In several different contexts, I've heard the claim that quantum gravity in an accelerating universe messes with our ability to define precise quantum observables.* One version of the argument goes roughly as follows; we need to perform a measurement infinitely many times to get a precise outcome. To prevent quantum fluctuations of the measurement apparatus from destroying the result before we're done averaging, we need our apparatus to be infinitely big. Therefore any measurement performed in a finite space is fundamentally indeterminate, and thus 'local observables' do not exist. Even more troublingly, we can't actually make our experimental apparatus infinitely big, since our accelerating universe has a cosmological horizon. So no measurement of any observable can give an arbitrarily precise result.
I gather that this argument or something like it has been known and worried about for decades, and is given as strong evidence that quantum mechanics is in tension with cosmology in De Sitter space. But at a philosophical level I can't see why it should imply something so profound. The inability of a finite measurement apparatus to average forever seems like a practical limitation, and not something a theorist should worry about so much.
So my questions are the following:
Why should the inability of an experiment to average infinitely long imply that the observed quantity is fundamentally ill-defined?

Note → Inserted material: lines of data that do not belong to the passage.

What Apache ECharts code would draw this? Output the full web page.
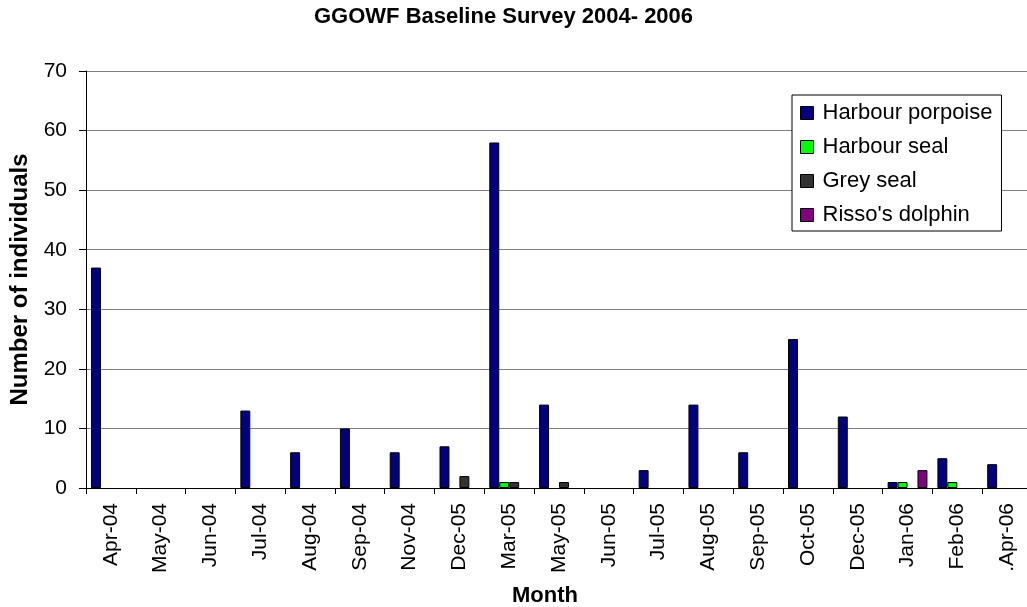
<!DOCTYPE html>
<html>
<head>
<meta charset="utf-8">
<title>GGOWF Baseline Survey 2004- 2006</title>
<script src="https://cdn.jsdelivr.net/npm/echarts@6/dist/echarts.min.js"></script>
<style>
  html, body { margin: 0; padding: 0; background: #fff; }
  #chart { width: 1027px; height: 607px; }
</style>
</head>
<body>
<div id="chart"></div>
<script>
// Survey months (x axis categories)
const months = ['Apr-04', 'May-04', 'Jun-04', 'Jul-04', 'Aug-04', 'Sep-04', 'Nov-04', 'Dec-05',
  'Mar-05', 'May-05', 'Jun-05', 'Jul-05', 'Aug-05', 'Sep-05', 'Oct-05', 'Dec-05',
  'Jan-06', 'Feb-06', '.Apr-06'];

// Individuals counted per month (null = none recorded)
const harbourPorpoise = [37, null, null, 13, 6, 10, 6, 7, 58, 14, null, 3, 14, 6, 25, 12, 1, 5, 4];
const harbourSeal     = [null, null, null, null, null, null, null, null, 1, null, null, null, null, null, null, null, 1, 1, null];
const greySeal        = [null, null, null, null, null, null, null, 2, 1, 1, null, null, null, null, null, null, null, null, null];
const rissosDolphin   = [null, null, null, null, null, null, null, null, null, null, null, null, null, null, null, null, 3, null, null];

// Y axis ticks
const yTicks = [0, 10, 20, 30, 40, 50, 60, 70];

const FONT = 'Arial, "Liberation Sans", sans-serif';

const seriesDefs = [
  { name: 'Harbour porpoise', data: harbourPorpoise, color: '#000080' },
  { name: 'Harbour seal', data: harbourSeal, color: '#00FF00' },
  { name: 'Grey seal', data: greySeal, color: '#333333' },
  { name: "Risso's dolphin", data: rissosDolphin, color: '#800080' }
];

const chart = echarts.init(document.getElementById('chart'), null, { renderer: 'canvas' });

chart.setOption({
  animation: false,
  backgroundColor: '#ffffff',
  textStyle: { fontFamily: FONT, color: '#000' },
  title: {
    text: 'GGOWF Baseline Survey 2004- 2006',
    left: 314,
    top: 6,
    padding: 0,
    textStyle: { fontFamily: FONT, fontSize: 22, fontWeight: 'bold', color: '#000' }
  },
  legend: {
    orient: 'vertical',
    left: 792,
    top: 95,
    padding: [7, 9, 5, 8],
    itemGap: 12,
    itemWidth: 13,
    itemHeight: 13,
    icon: 'rect',
    backgroundColor: '#ffffff',
    borderColor: '#000000',
    borderWidth: 1,
    borderRadius: 0,
    selectedMode: false,
    itemStyle: { borderColor: '#000', borderWidth: 1 },
    textStyle: { fontFamily: FONT, fontSize: 22, color: '#000', padding: [0, 0, 0, 4] },
    data: seriesDefs.map(s => s.name)
  },
  grid: {
    left: 86,
    top: 71,
    width: 946,
    height: 417,
    containLabel: false,
    outerBoundsMode: 'none'
  },
  xAxis: {
    type: 'category',
    data: months,
    boundaryGap: true,
    name: 'Month',
    nameLocation: 'middle',
    nameGap: 97,
    nameTextStyle: { fontFamily: FONT, fontSize: 22, fontWeight: 'bold', color: '#000', padding: [0, 28, 0, 0] },
    axisLine: { show: true, lineStyle: { color: '#000', width: 1 } },
    axisTick: { show: true, alignWithLabel: false, length: 6, lineStyle: { color: '#000', width: 1 } },
    axisLabel: {
      interval: 0,
      rotate: 90,
      margin: 15,
      fontFamily: FONT,
      fontSize: 21,
      color: '#000'
    },
    splitLine: { show: false }
  },
  yAxis: {
    type: 'value',
    min: yTicks[0],
    max: yTicks[yTicks.length - 1],
    interval: yTicks[1] - yTicks[0],
    name: 'Number of individuals',
    nameLocation: 'middle',
    nameGap: 53,
    nameRotate: 90,
    nameTextStyle: { fontFamily: FONT, fontSize: 24, fontWeight: 'bold', color: '#000' },
    axisLine: { show: true, lineStyle: { color: '#000', width: 1 } },
    axisTick: { show: true, length: 7, lineStyle: { color: '#000', width: 1 } },
    axisLabel: { margin: 19, fontFamily: FONT, fontSize: 21, color: '#000' },
    splitLine: { show: true, lineStyle: { color: '#808080', width: 1 } }
  },
  series: seriesDefs.map(s => ({
    name: s.name,
    type: 'bar',
    data: s.data,
    barGap: '0%',
    barCategoryGap: '20%',
    itemStyle: { color: s.color, borderColor: '#000', borderWidth: 1 },
    emphasis: { disabled: true }
  }))
});
</script>
</body>
</html>
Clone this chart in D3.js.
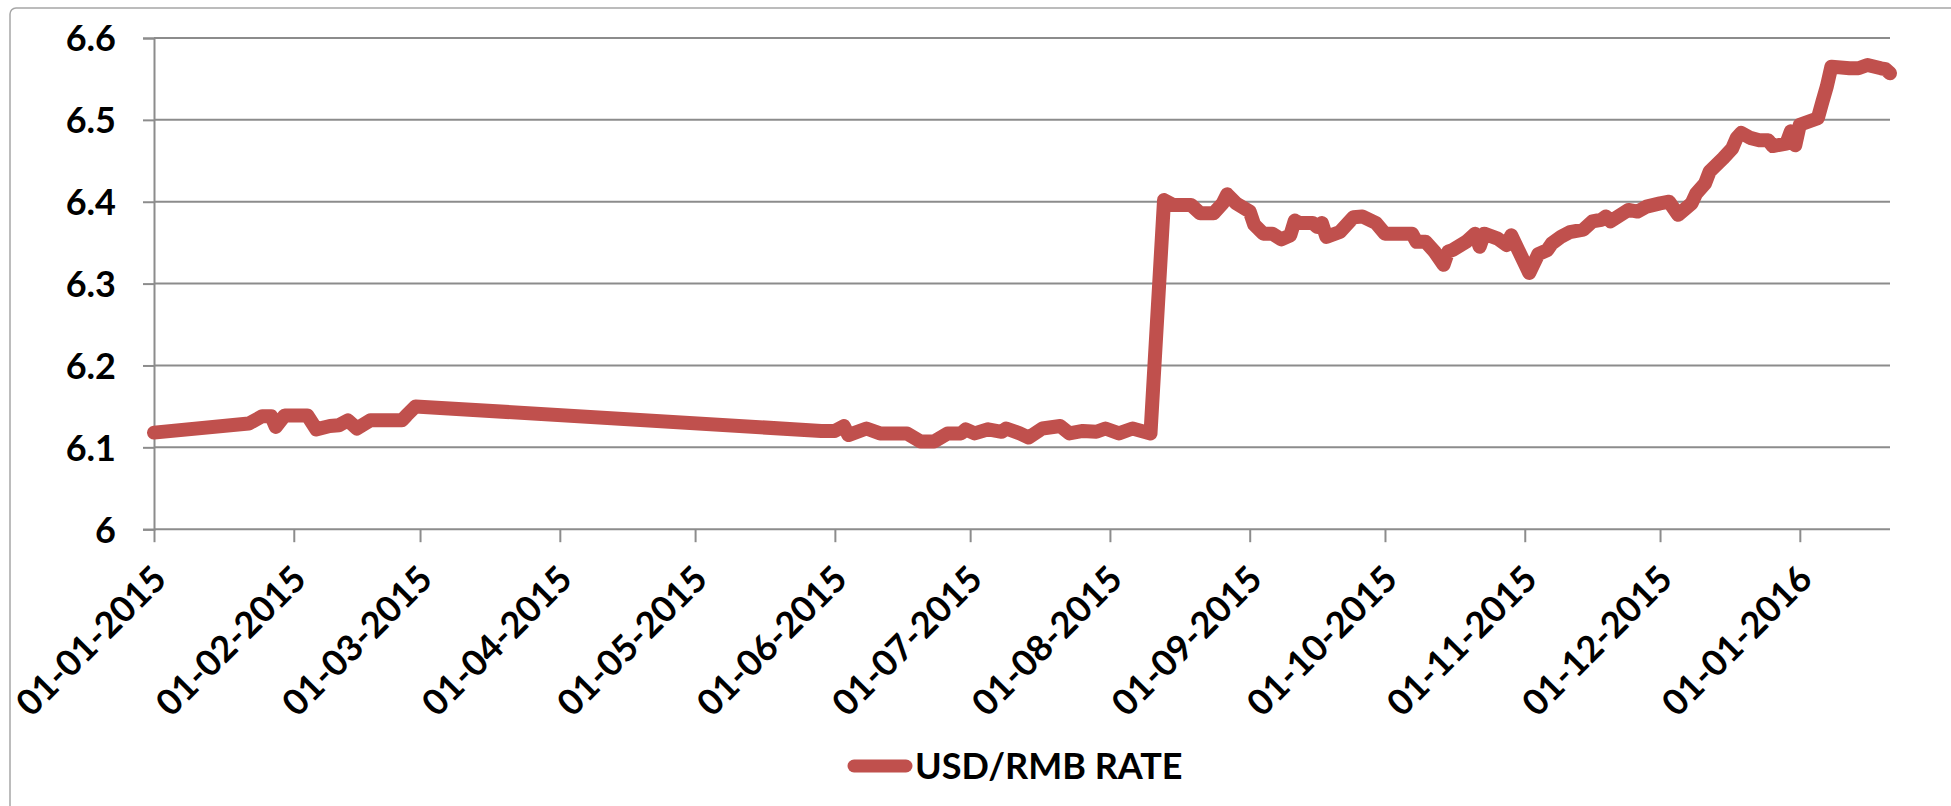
<!DOCTYPE html>
<html>
<head>
<meta charset="utf-8">
<script src="https://cdn.jsdelivr.net/npm/d3@7"></script>
<style>
  html, body { margin: 0; padding: 0; background: #fff; }
  svg { display: block; }
  text { font-family: Lato, "Open Sans", sans-serif; font-weight: 700; fill: #000; }
</style>
</head>
<body>
<svg id="chart" width="1951" height="806"></svg>
<script>
// ---- data ----
const seriesName = "USD/RMB RATE";
const dates = [
  "2015-01-01","2015-01-22","2015-01-25","2015-01-27","2015-01-28","2015-01-30","2015-02-04","2015-02-06",
  "2015-02-09","2015-02-11","2015-02-13","2015-02-15","2015-02-18","2015-02-25","2015-02-26","2015-02-28",
  "2015-05-29","2015-06-01","2015-06-03","2015-06-04","2015-06-08","2015-06-11","2015-06-17","2015-06-20",
  "2015-06-23","2015-06-26","2015-06-29","2015-06-30","2015-07-02","2015-07-05","2015-07-08","2015-07-09",
  "2015-07-12","2015-07-14","2015-07-17","2015-07-21","2015-07-23","2015-07-26","2015-07-29","2015-07-31",
  "2015-08-03","2015-08-06","2015-08-10",
  "2015-08-13","2015-08-15","2015-08-19","2015-08-21","2015-08-24","2015-08-26","2015-08-27","2015-08-29",
  "2015-09-01","2015-09-02","2015-09-04","2015-09-06","2015-09-08","2015-09-10","2015-09-11","2015-09-12",
  "2015-09-15","2015-09-16","2015-09-17","2015-09-18","2015-09-21","2015-09-24","2015-09-26","2015-09-29",
  "2015-10-01","2015-10-07","2015-10-08","2015-10-10","2015-10-12","2015-10-14","2015-10-15","2015-10-16",
  "2015-10-19","2015-10-21","2015-10-22","2015-10-23","2015-10-26","2015-10-28","2015-10-29",
  "2015-11-02","2015-11-04","2015-11-06","2015-11-07","2015-11-09","2015-11-11","2015-11-14","2015-11-16",
  "2015-11-18","2015-11-19","2015-11-20","2015-11-24","2015-11-26","2015-11-28",
  "2015-12-01","2015-12-03","2015-12-05","2015-12-08","2015-12-09","2015-12-11","2015-12-12","2015-12-15",
  "2015-12-17","2015-12-18","2015-12-19","2015-12-21","2015-12-23","2015-12-25","2015-12-26","2015-12-29",
  "2015-12-30","2015-12-31",
  "2016-01-01","2016-01-03","2016-01-05","2016-01-06","2016-01-07","2016-01-08","2016-01-12","2016-01-14",
  "2016-01-16","2016-01-19","2016-01-20","2016-01-21"
];
const rates = [
  6.118,6.129,6.138,6.138,6.125,6.139,6.139,6.122,
  6.126,6.127,6.133,6.123,6.133,6.133,6.139,6.150,
  6.120,6.120,6.126,6.115,6.123,6.117,6.117,6.107,
  6.107,6.117,6.117,6.122,6.117,6.122,6.119,6.123,
  6.117,6.112,6.123,6.126,6.117,6.120,6.119,6.123,
  6.117,6.123,6.117,
  6.402,6.396,6.396,6.386,6.386,6.398,6.409,6.398,
  6.388,6.372,6.361,6.361,6.354,6.359,6.377,6.374,
  6.374,6.369,6.374,6.357,6.363,6.381,6.382,6.374,
  6.361,6.361,6.351,6.351,6.339,6.323,6.339,6.341,
  6.351,6.361,6.345,6.361,6.355,6.347,6.359,
  6.313,6.336,6.341,6.349,6.357,6.363,6.366,6.376,
  6.378,6.382,6.376,6.390,6.388,6.394,
  6.398,6.400,6.384,6.398,6.410,6.4225,6.437,6.453,
  6.465,6.478,6.484,6.478,6.475,6.475,6.468,6.471,
  6.486,6.469,
  6.494,6.498,6.502,6.522,6.541,6.565,6.563,6.563,
  6.567,6.563,6.562,6.557
];
const xTickDates = [
  "2015-01-01","2015-02-01","2015-03-01","2015-04-01","2015-05-01","2015-06-01","2015-07-01",
  "2015-08-01","2015-09-01","2015-10-01","2015-11-01","2015-12-01","2016-01-01"
];
const yTicks = [6, 6.1, 6.2, 6.3, 6.4, 6.5, 6.6];
const xDomain = ["2015-01-01", "2016-01-21"];

// ---- drawing ----
(function () {
  const parse = d3.utcParse("%Y-%m-%d");
  const fmt = d3.utcFormat("%d-%m-%Y");
  const data = dates.map((d, i) => ({ date: parse(d), value: rates[i] }));

  const svg = d3.select("#chart");
  const pLeft = 154, pRight = 1890, pTop = 38, pBottom = 529.2;

  // outer chart-area border (partly cropped)
  svg.append("rect")
    .attr("x", 10).attr("y", 8)
    .attr("width", 2100).attr("height", 900)
    .attr("rx", 6)
    .attr("fill", "none").attr("stroke", "#a6a6a6").attr("stroke-width", 1.5);

  const x = d3.scaleUtc().domain(xDomain.map(parse)).range([pLeft, pRight]);
  const y = d3.scaleLinear().domain([6, 6.6]).range([pBottom, pTop]);

  // horizontal gridlines
  svg.append("g")
    .selectAll("line")
    .data(yTicks)
    .join("line")
    .attr("x1", pLeft).attr("x2", pRight)
    .attr("y1", d => y(d)).attr("y2", d => y(d))
    .attr("stroke", "#8c8c8c").attr("stroke-width", 2);

  // y axis
  const yAxis = svg.append("g")
    .attr("transform", `translate(${pLeft},0)`)
    .call(d3.axisLeft(y).tickValues(yTicks).tickSize(11).tickPadding(27)
      .tickFormat(d => d === 6 ? "6" : d3.format(".1f")(d)));
  yAxis.select(".domain").attr("stroke", "#8c8c8c").attr("stroke-width", 2);
  yAxis.selectAll(".tick line").attr("stroke", "#8c8c8c").attr("stroke-width", 2);
  yAxis.selectAll(".tick text")
    .attr("font-family", "Lato, sans-serif").attr("font-weight", 700)
    .attr("font-size", 36).attr("fill", "#000").attr("dy", "0.36em");

  // x axis
  const xAxis = svg.append("g")
    .attr("transform", `translate(0,${pBottom})`)
    .call(d3.axisBottom(x).tickValues(xTickDates.map(parse)).tickSize(13).tickFormat(fmt));
  xAxis.select(".domain").remove();
  xAxis.selectAll(".tick line").attr("stroke", "#8c8c8c").attr("stroke-width", 2);
  xAxis.selectAll(".tick text")
    .attr("font-family", "Lato, sans-serif").attr("font-weight", 700)
    .attr("font-size", 36).attr("fill", "#000")
    .attr("text-anchor", "end")
    .attr("dy", null)
    .attr("y", null)
    .attr("transform", "translate(14,52) rotate(-45)");

  // series line
  const line = d3.line().x(d => x(d.date)).y(d => y(d.value));
  svg.append("path")
    .datum(data)
    .attr("d", line)
    .attr("fill", "none")
    .attr("stroke", "#C0504D")
    .attr("stroke-width", 14)
    .attr("stroke-linejoin", "round")
    .attr("stroke-linecap", "round");

  // legend
  const lg = svg.append("g");
  lg.append("line")
    .attr("x1", 854).attr("x2", 906).attr("y1", 766).attr("y2", 766)
    .attr("stroke", "#C0504D").attr("stroke-width", 13).attr("stroke-linecap", "round");
  lg.append("text")
    .attr("x", 915).attr("y", 779)
    .attr("font-size", 36)
    .text(seriesName);
})();
</script>
</body>
</html>
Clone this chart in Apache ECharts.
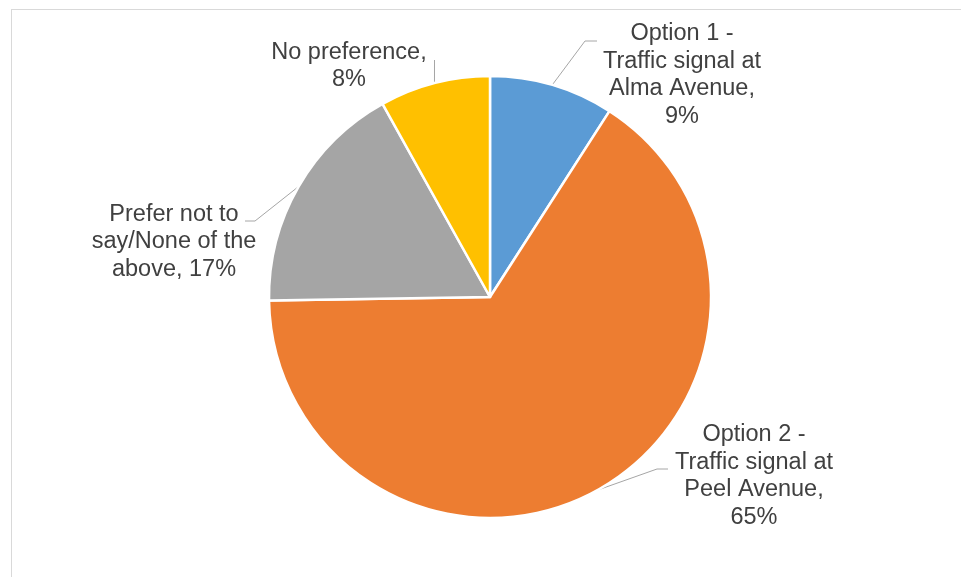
<!DOCTYPE html>
<html>
<head>
<meta charset="utf-8">
<script src="https://cdn.jsdelivr.net/npm/echarts@6/dist/echarts.min.js"></script>
<style>
html,body{margin:0;padding:0;background:#fff;}
#chart{width:961px;height:577px;}
</style>
</head>
<body>
<div id="chart"></div>
<script>
const categories = [
  'Option 1 -\nTraffic signal at\nAlma Avenue,',
  'Option 2 -\nTraffic signal at\nPeel Avenue,',
  'Prefer not to\nsay/None of the\nabove,',
  'No preference,'
];
const values = [9, 65, 17, 8];
const colors = ['#5B9BD5', '#ED7D31', '#A5A5A5', '#FFC000'];

// label block centres and leader elbows (layout only)
const labelPos = [
  {x: 682, y: 75},
  {x: 754, y: 476},
  {x: 174, y: 242},
  {x: 349, y: 66}
];
const leaderElbows = [
  [[585, 41], [597, 41]],
  [[657, 469], [668, 469]],
  [[255, 221], [245, 221]],
  [[434.5, 60], [434.5, 60]]
];

const chart = echarts.init(document.getElementById('chart'), null, {renderer: 'canvas'});
chart.setOption({
  animation: false,
  backgroundColor: '#fff',
  graphic: [
    {type: 'line', shape: {x1: 11.5, y1: 9, x2: 11.5, y2: 577}, style: {stroke: '#d9d9d9', lineWidth: 1}},
    {type: 'line', shape: {x1: 11, y1: 9.5, x2: 961, y2: 9.5}, style: {stroke: '#d9d9d9', lineWidth: 1}}
  ],
  series: [{
    type: 'pie',
    center: [490, 297],
    radius: 221,
    startAngle: 90,
    clockwise: true,
    data: categories.map((c, i) => ({
      name: c,
      value: values[i],
      itemStyle: {color: colors[i]}
    })),
    itemStyle: {borderColor: '#fff', borderWidth: 2.5},
    label: {
      show: true,
      position: 'outside',
      formatter: p => (p.dataIndex === 3 ? p.name + '\n' : p.name + (p.dataIndex === 2 ? ' ' : '\n')) + p.value + '%',
      fontFamily: 'Liberation Sans, Arial, sans-serif',
      fontSize: 23.5,
      lineHeight: 27.5,
      color: '#404040',
      align: 'center'
    },
    labelLine: {
      show: true,
      length: 20,
      length2: 10,
      lineStyle: {color: '#a6a6a6', width: 1}
    },
    labelLayout: params => {
      const i = params.dataIndex;
      const p = labelPos[i];
      const res = {x: p.x, y: p.y, align: 'center', verticalAlign: 'middle'};
      if (params.labelLinePoints && params.labelLinePoints[0]) {
        const p0 = params.labelLinePoints[0];
        res.labelLinePoints = [[p0[0], p0[1]], leaderElbows[i][0], leaderElbows[i][1]];
      }
      return res;
    }
  }]
});
</script>
</body>
</html>
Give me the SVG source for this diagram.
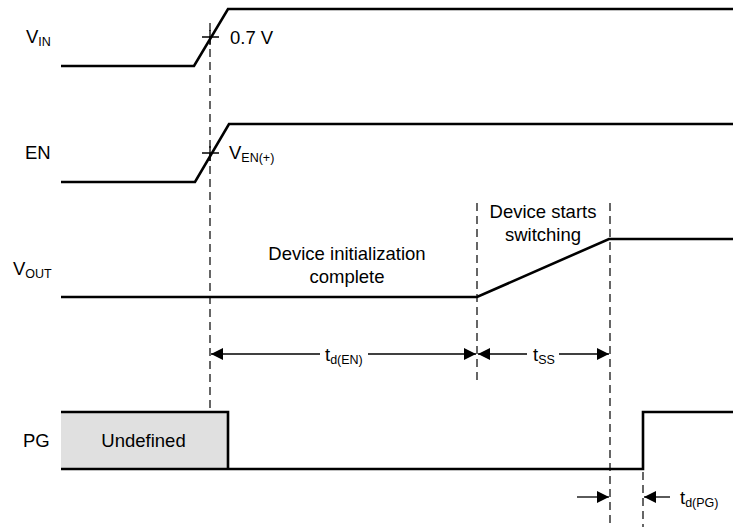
<svg xmlns="http://www.w3.org/2000/svg" width="733" height="527" viewBox="0 0 733 527">
<defs>
<style>
.sig{fill:none;stroke:#000;stroke-width:2.6;stroke-linejoin:miter}
.dash{fill:none;stroke:#000;stroke-width:1.2;stroke-dasharray:8,5}
.thin{fill:none;stroke:#000;stroke-width:1.3}
.t{font-family:"Liberation Sans",Arial,sans-serif;font-size:18.5px;fill:#000}
.s{font-size:12.5px}
</style>
<marker id="ah" viewBox="0 0 10 10" refX="10" refY="5" markerWidth="12" markerHeight="12" markerUnits="userSpaceOnUse" orient="auto-start-reverse">
<path d="M0,0 L10,5 L0,10 z" fill="#000"/>
</marker>
</defs>
<rect width="733" height="527" fill="#fff"/>

<g id="vin">
<path class="sig" d="M61,66 H194 L228,9 H733"/>
<text class="t" x="26" y="43">V<tspan class="s" dy="3">IN</tspan></text>
<path class="thin" d="M202,37 H219 M210,30 V45"/>
<text class="t" x="230" y="44">0.7 V</text>
</g>

<g id="en">
<path class="sig" d="M61,182 H195 L229,124 H733"/>
<text class="t" x="25" y="159">EN</text>
<path class="thin" d="M202,153 H219 M210,146 V161"/>
<text class="t" x="229" y="159">V<tspan class="s" dy="3">EN(+)</tspan></text>
</g>

<g id="vout">
<path class="sig" d="M61,297 H477 L609,239 H733"/>
<text class="t" x="13" y="275">V<tspan class="s" dy="3">OUT</tspan></text>
<text class="t" x="347" y="260" text-anchor="middle">Device initialization</text>
<text class="t" x="347" y="283" text-anchor="middle">complete</text>
<text class="t" x="543" y="218" text-anchor="middle">Device starts</text>
<text class="t" x="543" y="241" text-anchor="middle">switching</text>
</g>

<g id="pg">
<rect x="61" y="412" width="167" height="57" fill="#e0e0e0"/>
<path class="sig" d="M61,412 H228 V469 M61,469 H643 V412 H733"/>
<text class="t" x="23" y="447">PG</text>
<text class="t" x="143.5" y="447" text-anchor="middle">Undefined</text>
</g>

<g id="connectors">
<path class="dash" d="M210,23 V411"/>
<path class="dash" d="M477,203 V384"/>
<path class="dash" d="M610,203 V527"/>
<path class="dash" d="M643,472 V527"/>
<path class="thin" d="M211,354 H320" marker-start="url(#ah)"/>
<path class="thin" d="M368,354 H476" marker-end="url(#ah)"/>
<path class="thin" d="M478,354 H527" marker-start="url(#ah)"/>
<path class="thin" d="M559,354 H609" marker-end="url(#ah)"/>
<path class="thin" d="M577,497 H609" marker-end="url(#ah)"/>
<path class="thin" d="M670,497 H644" marker-end="url(#ah)"/>
</g>

<g id="labels">
<text class="t" x="325" y="361">t<tspan class="s" dy="3">d(EN)</tspan></text>
<text class="t" x="533" y="361">t<tspan class="s" dy="3">SS</tspan></text>
<text class="t" x="680" y="504">t<tspan class="s" dy="3">d(PG)</tspan></text>
</g>
</svg>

There's even a way to give operational meaning to these observables, if you'll grant me multiple copies of the universe; a theorist outside the universe can still define and compute experimentally accessible observables to arbitrary precision, and this prediction can be compared against the combined outcomes of many experiments conducted in an ensemble of identical universes.
The above argument is a bit vague, and I suspect that it is an attempt to simplify a sharper, more mathematical statement. Is this so, and if so then what is the more precise statement of the issue at hand? Does it have a name, or a body of literature where can I read more? I gather it may be related to issue with defining the S matrix in cosmology, since you can't take the ingoing and outgoing states to infinity (though I'm not sure).
You can find this argument given by Nima Arkani-Hamed at the time linked within this video. And it's not like he thinks this is just some philosophical issue. He takes it as evidence that we need to understand how time emerges from something deeper, analogous to how space emerges in holography (i.e. AdS/CFT).
*Note that this argument goes way beyond the usual argument that you cannot probe distances smaller than the Planck length, since attempting to do so would create a black hole. This simpler thought experiment is taken to imply that there is no operational definition of length below the Planck length. It is a statement about the interpretation of a single measurement/observation, and unlike the above it really prevents even a theorist from saying anything of observable consequence about shorter distances.